• _What to do_
Return each line holding the string "chart".

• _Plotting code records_

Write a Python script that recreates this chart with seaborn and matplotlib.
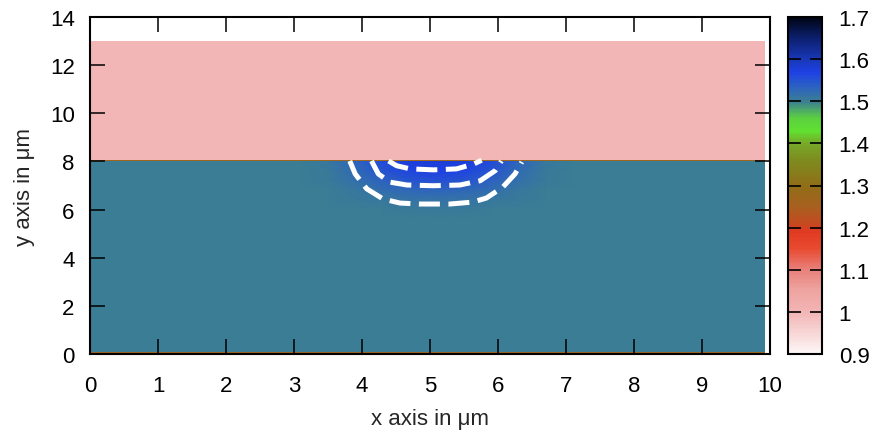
"""
Refractive index profile of a diffused channel waveguide
(gnuplot-style pm3d map redrawn with seaborn / matplotlib)
"""

import numpy as np
import matplotlib
matplotlib.use('Agg')
import matplotlib.pyplot as plt
from matplotlib.colors import LinearSegmentedColormap, Normalize
import seaborn as sns

# ============================================
# Data
# ============================================

# layered structure: y edges (um) and index of each layer
layer_edges = [0.0, 0.07, 8.0, 8.08, 13.0]
layer_index = [1.27, 1.50, 1.27, 1.00]
x_extent = [0.0, 9.93]

# diffused waveguide near the surface (index on a coarse grid)
wg_x = [3.1, 3.5, 3.9, 4.3, 4.7, 5.1, 5.5, 5.9, 6.3, 6.7, 7.1]
wg_y = [8.0, 7.6, 7.2, 6.8, 6.4, 6.0, 5.6]
wg_index = [
    [1.500, 1.508, 1.530, 1.558, 1.575, 1.580, 1.575, 1.558, 1.530, 1.508, 1.500],
    [1.500, 1.506, 1.525, 1.548, 1.565, 1.570, 1.565, 1.548, 1.525, 1.506, 1.500],
    [1.500, 1.504, 1.516, 1.533, 1.547, 1.552, 1.547, 1.533, 1.516, 1.504, 1.500],
    [1.500, 1.502, 1.509, 1.519, 1.527, 1.530, 1.527, 1.519, 1.509, 1.502, 1.500],
    [1.500, 1.501, 1.504, 1.509, 1.513, 1.515, 1.513, 1.509, 1.504, 1.501, 1.500],
    [1.500, 1.500, 1.501, 1.503, 1.505, 1.506, 1.505, 1.503, 1.501, 1.500, 1.500],
    [1.500, 1.500, 1.500, 1.500, 1.500, 1.500, 1.500, 1.500, 1.500, 1.500, 1.500],
]

# mode contours (white dashed lines)
outer_x = [3.82, 3.90, 4.07, 4.31, 4.56, 4.85, 5.07, 5.29, 5.63, 5.83, 6.07, 6.25, 6.35]
outer_y = [8.02, 7.48, 6.86, 6.44, 6.27, 6.23, 6.23, 6.23, 6.31, 6.48, 6.93, 7.48, 7.98]
middle_x = [4.14, 4.24, 4.41, 4.66, 5.05, 5.44, 5.74, 5.96, 6.05]
middle_y = [8.02, 7.48, 7.14, 7.02, 6.99, 7.02, 7.20, 7.62, 8.02]
inner_x = [4.39, 4.51, 4.71, 5.05, 5.39, 5.64, 5.76]
inner_y = [8.02, 7.82, 7.69, 7.65, 7.69, 7.89, 8.05]

cb_ticks = [0.9, 1.0, 1.1, 1.2, 1.3, 1.4, 1.5, 1.6, 1.7]
cb_labels = ['0.9', '1', '1.1', '1.2', '1.3', '1.4', '1.5', '1.6', '1.7']

# ============================================
# Colour palette (gnuplot-like)
# ============================================
vmin, vmax = 0.9, 1.7
stops = [
    (0.90, '#fdf6f6'), (1.00, '#f2b4b4'), (1.05, '#eea4a0'), (1.10, '#e8807a'),
    (1.15, '#e84a30'), (1.19, '#e03a22'), (1.21, '#c44a20'), (1.25, '#a86020'),
    (1.30, '#906e18'), (1.36, '#7e8c1e'), (1.40, '#78a828'), (1.43, '#60e030'),
    (1.46, '#5cd040'), (1.50, '#3b7f92'), (1.53, '#2e66bc'), (1.57, '#1e40e4'),
    (1.60, '#1838b8'), (1.65, '#0c2070'), (1.70, '#000515'),
]
cmap = LinearSegmentedColormap.from_list(
    'gp', [((v - vmin) / (vmax - vmin), c) for v, c in stops])
norm = Normalize(vmin=vmin, vmax=vmax)

# ============================================
# Figure
# ============================================
sns.set_style('white')
plt.rcParams['font.family'] = ['Liberation Sans', 'DejaVu Sans']

fig = plt.figure(figsize=(8.76, 4.35), dpi=100)
ax = fig.add_axes([90 / 876, 80 / 435, 680 / 876, 337 / 435])
cax = fig.add_axes([788 / 876, 80 / 435, 34 / 876, 337 / 435])

# layers
lay = np.array(layer_index).reshape(-1, 1)
ax.pcolormesh(x_extent, layer_edges, lay, cmap=cmap, norm=norm, shading='flat')

# waveguide (smooth shading between grid points)
WX, WY = np.meshgrid(wg_x, wg_y)
ax.pcolormesh(WX, WY, np.array(wg_index), cmap=cmap, norm=norm, shading='gouraud')
# interface line on top of the waveguide
ax.pcolormesh(x_extent, layer_edges[2:4], lay[2:3], cmap=cmap, norm=norm, shading='flat')

# mode contours
for cx, cy in [(outer_x, outer_y), (middle_x, middle_y), (inner_x, inner_y)]:
    sns.lineplot(x=cx, y=cy, sort=False, ax=ax, color='white', lw=3.6,
                 estimator=None)
    ax.lines[-1].set_dashes((4.2, 1.7))
    ax.lines[-1].set_dash_capstyle('butt')

ax.set_axisbelow(False)
ax.set_xlim(0, 10)
ax.set_ylim(0, 14)
ax.set_xticks(range(0, 11))
ax.set_yticks(range(0, 15, 2))
ax.tick_params(direction='in', bottom=True, left=True, top=True, right=True,
               length=11, width=1.1, labelsize=16, colors='black')
ax.tick_params(axis='x', pad=15)
ax.tick_params(axis='y', pad=11)
ax.set_xlabel('x axis in μm', fontsize=16, labelpad=9)
ax.set_ylabel('y axis in μm', fontsize=16, labelpad=11)
for s in ax.spines.values():
    s.set_visible(True)
    s.set_color('black')
    s.set_linewidth(1.5)
ax.set_facecolor('white')

# colour bar
sm = plt.cm.ScalarMappable(norm=norm, cmap=cmap)
cb = fig.colorbar(sm, cax=cax, ticks=cb_ticks)
cb.ax.set_yticklabels(cb_labels)
cax.set_axisbelow(False)
cax.tick_params(direction='in', left=True, right=True, length=9, width=1.2,
                labelsize=16, pad=12, colors='black')
cb.outline.set_linewidth(1.5)
cb.outline.set_edgecolor('black')

plt.savefig('out.png', dpi=100)
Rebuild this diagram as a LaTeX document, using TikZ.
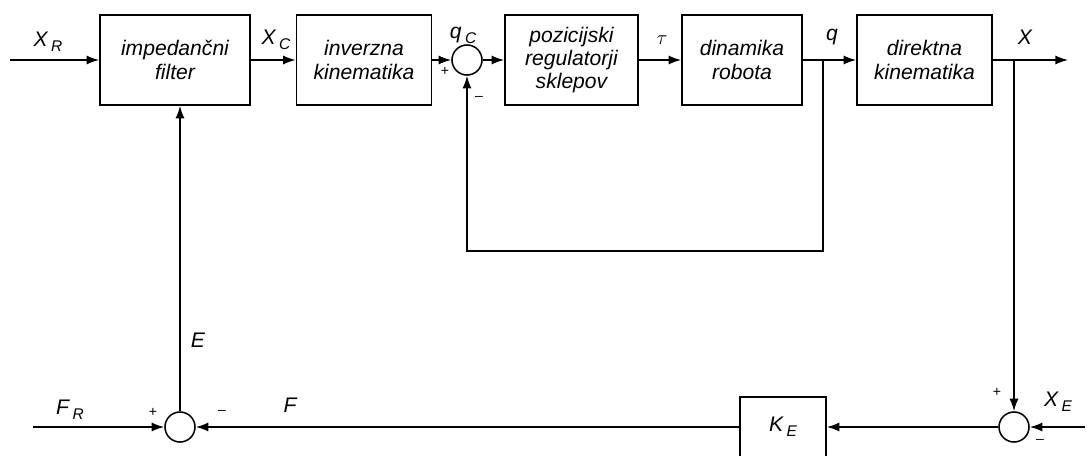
\documentclass[tikz,border=0pt]{standalone}
\usepackage{fontspec}
\setmainfont{Liberation Sans}
\usetikzlibrary{arrows.meta, positioning}

\newcommand{\lowsub}[1]{\,\raisebox{-0.45ex}{\fontsize{11}{12}\selectfont #1}}

\begin{document}
\begin{tikzpicture}[
                x=0.025cm, y=-0.025cm,
                block/.style={draw, rectangle, align=center, inner sep=0pt, line width=1.1pt,
                              minimum height=2.25cm, font=\itshape\fontsize{15}{16.5}\selectfont},
                sum/.style={draw, circle, minimum size=0.75cm, inner sep=0pt, line width=1.1pt},
                lbl/.style={inner sep=0pt, font=\itshape\fontsize{15}{17}\selectfont},
                sgn/.style={inner sep=0pt, font=\fontsize{10}{12}\selectfont},
                arrow/.style={-{Latex[length=9pt, width=6.5pt]}, line width=1.1pt}]
            \useasboundingbox (0,0) rectangle (1087,455);
            \clip (0,0) rectangle (1087,455);

            % Bloki
            \node[block, minimum width=3.75cm]  (filter) at (175,60)   {impedančni\\filter};
            \node[block, minimum width=3.375cm] (invkin) at (364,60)   {inverzna\\kinematika};
            \node[sum]                          (sum1)   at (467,60)   {};
            \node[block, minimum width=3.325cm] (posreg) at (571.5,60) {pozicijski\\regulatorji\\sklepov};
            \node[block, minimum width=3cm]     (dyn)    at (742,60)   {dinamika\\robota};
            \node[block, minimum width=3.375cm] (dirkin) at (924.5,60) {direktna\\kinematika};
            \node[sum]                          (sum3)   at (1014,427) {};
            \node[block, minimum width=2.15cm, minimum height=1.5cm, font=\itshape\fontsize{15}{17}\selectfont]
                                                (gainke) at (783,427)  {K\lowsub{E}};
            \node[sum]                          (sum2)   at (180,427)  {};

            % Tocke
            \coordinate (xrin)  at (10,60);
            \coordinate (qbr)   at (823,60);
            \coordinate (loopr) at (823,251);
            \coordinate (xbr)   at (1014,60);
            \coordinate (xout)  at (1068,60);
            \coordinate (xein)  at (1085,427);
            \coordinate (frin)  at (33,427);

            % Povezave
            \draw[arrow] (xrin) -- (filter);
            \draw[arrow] (filter) -- (invkin);
            \draw[arrow] (invkin) -- (sum1);
            \draw[arrow] (sum1) -- (posreg);
            \draw[arrow] (posreg) -- (dyn);
            \draw[arrow] (dyn) -- (dirkin);
            \draw[arrow] (qbr) -- (loopr) -| (sum1);
            \draw[arrow] (dirkin) -- (xout);
            \draw[arrow] (xbr) -- (sum3);
            \draw[arrow] (xein) -- (sum3);
            \draw[arrow] (sum3) -- (gainke);
            \draw[arrow] (gainke) -- (sum2);
            \draw[arrow] (frin) -- (sum2);
            \draw[arrow] (sum2) -- (sum2|-filter.south);

            % Oznake
            \node[lbl] (lxr) at (48,42)   {X\lowsub{R}};
            \node[lbl] (lxc) at (276,40)  {X\lowsub{C}};
            \node[lbl] (lqc) at (463,35)  {q\lowsub{C}};
            \node[lbl] (ltau) at (662,40) {$\tau$};
            \node[lbl] (lq) at (832,37)   {q};
            \node[lbl] (lx) at (1025,37)  {X};
            \node[lbl] (le) at (198,340)  {E};
            \node[lbl] (lfr) at (70,410)  {F\lowsub{R}};
            \node[lbl] (lf) at (290,405)  {F};
            \node[lbl] (lxe) at (1058,402) {X\lowsub{E}};

            \node[sgn] (p1) at (445,71)  {+};
            \node[sgn] (m1) at (479,98)  {--};
            \node[sgn] (p2) at (153,412) {+};
            \node[sgn] (m2) at (222,412) {--};
            \node[sgn] (p3) at (997,392) {+};
            \node[sgn] (m3) at (1040,441) {--};

        \end{tikzpicture}
\end{document}
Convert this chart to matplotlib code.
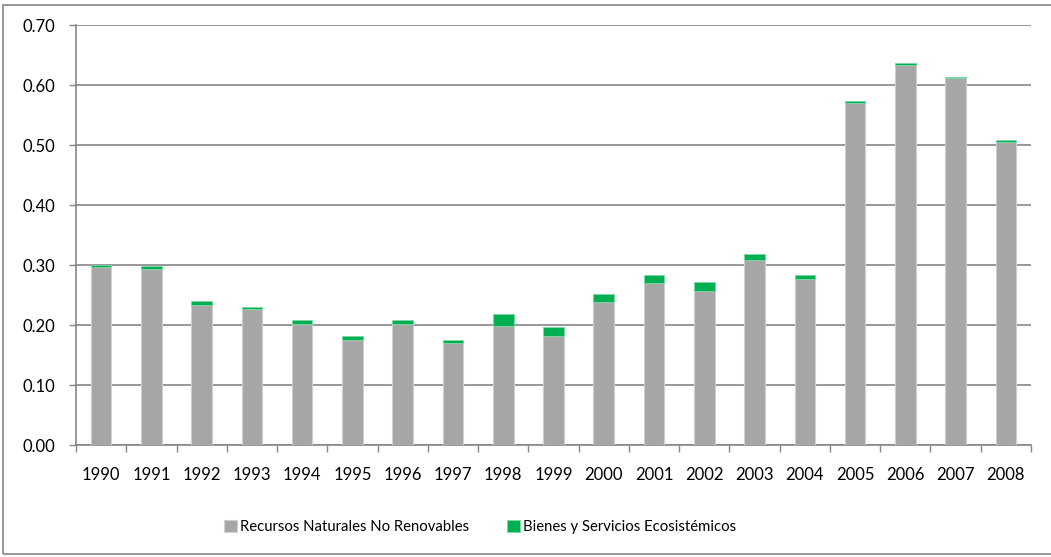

• _Response_
Write a Python script that recreates this chart with seaborn and matplotlib.
Convert this chart to matplotlib code.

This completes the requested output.